EXERCISE AIM: For every line in the data below that contains "chart", copy the line.

SOURCE EXCERPT:

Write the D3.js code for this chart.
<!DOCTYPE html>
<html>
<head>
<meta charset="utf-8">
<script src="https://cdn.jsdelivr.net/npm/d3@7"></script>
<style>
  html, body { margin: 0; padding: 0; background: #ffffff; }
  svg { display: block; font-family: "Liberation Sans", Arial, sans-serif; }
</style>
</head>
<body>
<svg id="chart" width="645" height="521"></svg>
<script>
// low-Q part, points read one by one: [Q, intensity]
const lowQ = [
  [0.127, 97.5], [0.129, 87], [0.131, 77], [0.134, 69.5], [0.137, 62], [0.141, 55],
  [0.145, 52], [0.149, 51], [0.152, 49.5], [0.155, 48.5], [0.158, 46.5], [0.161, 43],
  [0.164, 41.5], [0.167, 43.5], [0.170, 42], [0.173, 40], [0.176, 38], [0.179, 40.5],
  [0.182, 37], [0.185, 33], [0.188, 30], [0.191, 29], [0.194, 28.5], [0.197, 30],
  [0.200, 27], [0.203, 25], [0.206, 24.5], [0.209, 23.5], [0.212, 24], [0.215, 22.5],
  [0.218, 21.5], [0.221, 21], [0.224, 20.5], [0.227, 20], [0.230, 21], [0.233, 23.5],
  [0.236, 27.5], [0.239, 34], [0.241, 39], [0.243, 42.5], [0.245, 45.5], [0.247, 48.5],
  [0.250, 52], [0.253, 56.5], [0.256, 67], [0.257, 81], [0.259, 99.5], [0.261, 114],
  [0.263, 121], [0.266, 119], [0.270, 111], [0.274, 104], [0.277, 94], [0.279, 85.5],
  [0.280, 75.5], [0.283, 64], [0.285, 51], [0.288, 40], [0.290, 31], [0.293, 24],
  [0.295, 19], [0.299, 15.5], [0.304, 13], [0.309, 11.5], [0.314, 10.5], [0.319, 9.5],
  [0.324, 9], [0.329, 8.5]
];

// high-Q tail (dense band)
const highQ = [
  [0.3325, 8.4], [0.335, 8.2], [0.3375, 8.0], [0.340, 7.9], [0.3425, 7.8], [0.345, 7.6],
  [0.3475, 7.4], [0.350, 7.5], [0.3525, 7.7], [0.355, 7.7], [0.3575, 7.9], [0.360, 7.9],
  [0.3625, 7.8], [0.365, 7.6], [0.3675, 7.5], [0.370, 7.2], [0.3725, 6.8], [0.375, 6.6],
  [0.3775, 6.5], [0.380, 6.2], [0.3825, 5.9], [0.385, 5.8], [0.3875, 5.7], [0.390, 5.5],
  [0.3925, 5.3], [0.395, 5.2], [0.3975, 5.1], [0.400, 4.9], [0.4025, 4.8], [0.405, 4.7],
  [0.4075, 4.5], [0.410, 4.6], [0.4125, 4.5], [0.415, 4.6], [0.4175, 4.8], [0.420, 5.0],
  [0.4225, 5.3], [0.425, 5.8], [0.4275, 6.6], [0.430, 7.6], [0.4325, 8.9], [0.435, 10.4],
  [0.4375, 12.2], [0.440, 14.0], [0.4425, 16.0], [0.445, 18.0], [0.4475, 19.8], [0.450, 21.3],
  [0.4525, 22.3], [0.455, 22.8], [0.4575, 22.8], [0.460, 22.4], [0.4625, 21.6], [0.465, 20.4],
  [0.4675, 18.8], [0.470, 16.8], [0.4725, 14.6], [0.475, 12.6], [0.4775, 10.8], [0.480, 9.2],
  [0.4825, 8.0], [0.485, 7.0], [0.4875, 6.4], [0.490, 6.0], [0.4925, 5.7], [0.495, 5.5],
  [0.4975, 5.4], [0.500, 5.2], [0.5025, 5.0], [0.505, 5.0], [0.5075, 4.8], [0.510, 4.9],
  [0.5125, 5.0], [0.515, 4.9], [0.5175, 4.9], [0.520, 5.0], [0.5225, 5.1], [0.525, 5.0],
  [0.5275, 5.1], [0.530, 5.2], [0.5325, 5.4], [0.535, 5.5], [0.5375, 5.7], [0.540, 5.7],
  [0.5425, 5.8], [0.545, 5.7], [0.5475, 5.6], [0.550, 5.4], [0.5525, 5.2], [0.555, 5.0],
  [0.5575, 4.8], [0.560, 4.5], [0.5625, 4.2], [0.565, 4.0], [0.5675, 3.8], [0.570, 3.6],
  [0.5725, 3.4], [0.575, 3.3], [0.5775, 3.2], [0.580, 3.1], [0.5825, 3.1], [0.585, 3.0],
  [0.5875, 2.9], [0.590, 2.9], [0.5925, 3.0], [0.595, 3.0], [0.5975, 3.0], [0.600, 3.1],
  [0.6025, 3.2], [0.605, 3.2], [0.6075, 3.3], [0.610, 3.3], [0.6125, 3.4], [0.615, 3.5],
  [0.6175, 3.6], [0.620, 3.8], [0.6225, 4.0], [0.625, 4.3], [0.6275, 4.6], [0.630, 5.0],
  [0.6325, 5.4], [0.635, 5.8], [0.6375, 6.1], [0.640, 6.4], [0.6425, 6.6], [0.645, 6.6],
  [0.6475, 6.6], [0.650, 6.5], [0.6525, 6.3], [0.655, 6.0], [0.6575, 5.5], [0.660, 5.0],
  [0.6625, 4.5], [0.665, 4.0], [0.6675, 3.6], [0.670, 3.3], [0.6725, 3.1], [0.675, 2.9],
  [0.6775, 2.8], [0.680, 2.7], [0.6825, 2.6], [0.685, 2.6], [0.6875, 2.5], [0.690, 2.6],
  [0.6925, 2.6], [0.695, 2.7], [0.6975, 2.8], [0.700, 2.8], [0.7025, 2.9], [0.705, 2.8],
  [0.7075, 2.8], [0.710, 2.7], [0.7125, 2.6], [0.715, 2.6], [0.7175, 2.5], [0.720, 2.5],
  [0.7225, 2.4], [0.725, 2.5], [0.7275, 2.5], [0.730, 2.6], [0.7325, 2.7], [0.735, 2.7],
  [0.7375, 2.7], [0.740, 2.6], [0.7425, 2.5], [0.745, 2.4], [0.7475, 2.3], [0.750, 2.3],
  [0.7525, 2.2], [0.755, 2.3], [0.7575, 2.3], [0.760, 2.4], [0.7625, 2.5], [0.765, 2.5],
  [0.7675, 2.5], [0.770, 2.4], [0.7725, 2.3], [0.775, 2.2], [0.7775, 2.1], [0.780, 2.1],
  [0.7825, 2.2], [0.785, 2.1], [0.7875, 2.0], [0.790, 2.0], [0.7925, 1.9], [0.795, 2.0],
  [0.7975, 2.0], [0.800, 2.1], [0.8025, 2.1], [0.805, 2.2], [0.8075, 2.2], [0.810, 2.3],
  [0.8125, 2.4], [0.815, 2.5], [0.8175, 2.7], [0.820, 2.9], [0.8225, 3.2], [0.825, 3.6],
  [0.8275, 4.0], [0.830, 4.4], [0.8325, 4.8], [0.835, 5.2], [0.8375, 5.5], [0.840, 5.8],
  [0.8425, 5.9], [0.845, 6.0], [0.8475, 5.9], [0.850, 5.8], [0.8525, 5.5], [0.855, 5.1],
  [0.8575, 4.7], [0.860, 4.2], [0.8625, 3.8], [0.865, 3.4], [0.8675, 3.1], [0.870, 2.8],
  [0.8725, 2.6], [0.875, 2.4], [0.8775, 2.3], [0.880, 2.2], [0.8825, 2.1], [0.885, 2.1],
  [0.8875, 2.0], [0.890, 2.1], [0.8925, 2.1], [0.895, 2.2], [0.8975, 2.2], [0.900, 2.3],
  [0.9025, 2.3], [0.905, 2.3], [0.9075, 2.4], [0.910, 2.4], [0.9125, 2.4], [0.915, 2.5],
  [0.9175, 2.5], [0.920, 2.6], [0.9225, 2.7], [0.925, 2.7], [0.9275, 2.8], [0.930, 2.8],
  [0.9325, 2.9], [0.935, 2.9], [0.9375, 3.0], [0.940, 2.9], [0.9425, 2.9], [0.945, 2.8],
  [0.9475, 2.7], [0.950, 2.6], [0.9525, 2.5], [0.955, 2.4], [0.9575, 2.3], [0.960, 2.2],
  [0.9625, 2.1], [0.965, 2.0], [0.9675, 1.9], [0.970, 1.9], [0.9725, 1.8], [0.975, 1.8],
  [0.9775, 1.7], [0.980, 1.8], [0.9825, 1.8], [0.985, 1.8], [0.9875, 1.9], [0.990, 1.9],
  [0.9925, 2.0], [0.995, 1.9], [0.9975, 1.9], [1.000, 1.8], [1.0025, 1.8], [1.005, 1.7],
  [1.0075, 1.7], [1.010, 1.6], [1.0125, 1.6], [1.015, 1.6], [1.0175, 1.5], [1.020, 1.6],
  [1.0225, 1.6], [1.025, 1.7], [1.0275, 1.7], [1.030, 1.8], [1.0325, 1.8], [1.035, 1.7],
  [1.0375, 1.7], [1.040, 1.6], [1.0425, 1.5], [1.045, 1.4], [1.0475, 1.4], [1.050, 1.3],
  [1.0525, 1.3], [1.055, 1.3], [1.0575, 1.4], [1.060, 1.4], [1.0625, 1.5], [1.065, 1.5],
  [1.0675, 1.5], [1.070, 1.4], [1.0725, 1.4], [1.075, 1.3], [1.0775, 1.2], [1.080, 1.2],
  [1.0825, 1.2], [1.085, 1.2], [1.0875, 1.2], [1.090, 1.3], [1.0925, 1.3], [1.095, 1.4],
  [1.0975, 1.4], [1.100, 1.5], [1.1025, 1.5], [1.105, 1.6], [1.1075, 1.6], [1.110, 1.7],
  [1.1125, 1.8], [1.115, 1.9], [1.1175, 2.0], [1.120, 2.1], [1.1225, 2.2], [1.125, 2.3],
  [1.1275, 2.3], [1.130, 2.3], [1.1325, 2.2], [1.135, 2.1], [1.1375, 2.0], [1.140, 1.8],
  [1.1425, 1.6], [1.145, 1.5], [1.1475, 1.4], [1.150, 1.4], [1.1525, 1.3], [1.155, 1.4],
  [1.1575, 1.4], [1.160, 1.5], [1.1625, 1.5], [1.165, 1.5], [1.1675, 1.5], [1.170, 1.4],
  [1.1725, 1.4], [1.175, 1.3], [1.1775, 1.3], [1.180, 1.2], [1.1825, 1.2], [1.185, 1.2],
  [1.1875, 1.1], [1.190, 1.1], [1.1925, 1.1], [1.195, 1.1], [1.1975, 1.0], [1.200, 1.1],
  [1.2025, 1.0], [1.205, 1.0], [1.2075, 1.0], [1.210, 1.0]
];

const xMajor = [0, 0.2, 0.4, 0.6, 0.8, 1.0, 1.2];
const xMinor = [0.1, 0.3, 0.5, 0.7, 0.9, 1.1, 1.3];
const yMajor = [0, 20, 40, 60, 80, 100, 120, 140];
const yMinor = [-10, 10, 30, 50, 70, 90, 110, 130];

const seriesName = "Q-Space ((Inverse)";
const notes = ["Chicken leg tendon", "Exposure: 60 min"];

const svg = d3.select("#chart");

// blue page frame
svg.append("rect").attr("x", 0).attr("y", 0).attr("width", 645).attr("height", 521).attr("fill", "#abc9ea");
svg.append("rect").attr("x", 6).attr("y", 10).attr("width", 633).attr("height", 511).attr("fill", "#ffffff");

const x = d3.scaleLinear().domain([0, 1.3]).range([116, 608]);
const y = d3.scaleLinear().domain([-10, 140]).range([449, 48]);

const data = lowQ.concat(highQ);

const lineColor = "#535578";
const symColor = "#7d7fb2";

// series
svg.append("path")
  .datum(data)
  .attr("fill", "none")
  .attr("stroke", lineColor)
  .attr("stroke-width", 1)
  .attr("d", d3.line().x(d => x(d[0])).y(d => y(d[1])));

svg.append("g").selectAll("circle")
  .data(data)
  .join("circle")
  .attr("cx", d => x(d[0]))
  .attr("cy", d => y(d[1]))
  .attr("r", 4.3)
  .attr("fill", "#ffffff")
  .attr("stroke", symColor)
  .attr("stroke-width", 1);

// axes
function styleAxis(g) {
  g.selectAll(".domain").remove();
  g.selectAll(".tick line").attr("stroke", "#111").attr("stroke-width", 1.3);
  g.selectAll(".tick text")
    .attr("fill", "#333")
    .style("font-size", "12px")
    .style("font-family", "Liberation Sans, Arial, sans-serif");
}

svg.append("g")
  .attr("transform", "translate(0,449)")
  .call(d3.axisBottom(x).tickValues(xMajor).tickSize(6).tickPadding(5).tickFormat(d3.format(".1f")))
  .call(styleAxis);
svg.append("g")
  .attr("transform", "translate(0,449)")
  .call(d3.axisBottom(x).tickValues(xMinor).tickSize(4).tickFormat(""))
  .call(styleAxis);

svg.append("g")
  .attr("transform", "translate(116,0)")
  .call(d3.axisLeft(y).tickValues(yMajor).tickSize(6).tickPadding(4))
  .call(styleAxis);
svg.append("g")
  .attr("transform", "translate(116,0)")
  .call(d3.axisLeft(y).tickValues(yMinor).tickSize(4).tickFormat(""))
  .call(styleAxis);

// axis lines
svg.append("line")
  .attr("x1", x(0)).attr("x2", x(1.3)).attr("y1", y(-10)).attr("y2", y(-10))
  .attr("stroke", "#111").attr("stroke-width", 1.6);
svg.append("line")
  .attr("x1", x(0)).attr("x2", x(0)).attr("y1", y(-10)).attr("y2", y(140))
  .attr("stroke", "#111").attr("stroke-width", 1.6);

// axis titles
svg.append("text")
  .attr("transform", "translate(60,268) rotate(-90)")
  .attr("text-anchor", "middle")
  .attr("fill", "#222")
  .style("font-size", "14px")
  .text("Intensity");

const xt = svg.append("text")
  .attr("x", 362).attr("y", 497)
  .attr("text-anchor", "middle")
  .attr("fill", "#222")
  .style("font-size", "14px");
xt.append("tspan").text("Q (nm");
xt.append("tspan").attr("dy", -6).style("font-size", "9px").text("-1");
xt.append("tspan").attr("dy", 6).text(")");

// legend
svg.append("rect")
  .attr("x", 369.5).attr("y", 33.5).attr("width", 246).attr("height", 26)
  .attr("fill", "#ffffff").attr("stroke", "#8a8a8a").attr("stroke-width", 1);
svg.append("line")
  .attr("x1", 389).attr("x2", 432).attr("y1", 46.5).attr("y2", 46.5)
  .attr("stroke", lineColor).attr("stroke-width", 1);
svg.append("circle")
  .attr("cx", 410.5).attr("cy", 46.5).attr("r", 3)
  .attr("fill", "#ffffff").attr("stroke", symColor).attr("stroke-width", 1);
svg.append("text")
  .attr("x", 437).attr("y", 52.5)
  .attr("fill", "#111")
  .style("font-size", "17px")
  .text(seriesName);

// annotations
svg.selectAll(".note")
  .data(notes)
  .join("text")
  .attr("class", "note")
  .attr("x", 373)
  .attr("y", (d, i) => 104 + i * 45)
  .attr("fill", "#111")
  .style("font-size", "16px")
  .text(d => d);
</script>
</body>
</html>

THE SOLUTION:
Write the D3.js code for this chart.
<svg id="chart" width="645" height="521"></svg>
const svg = d3.select("#chart");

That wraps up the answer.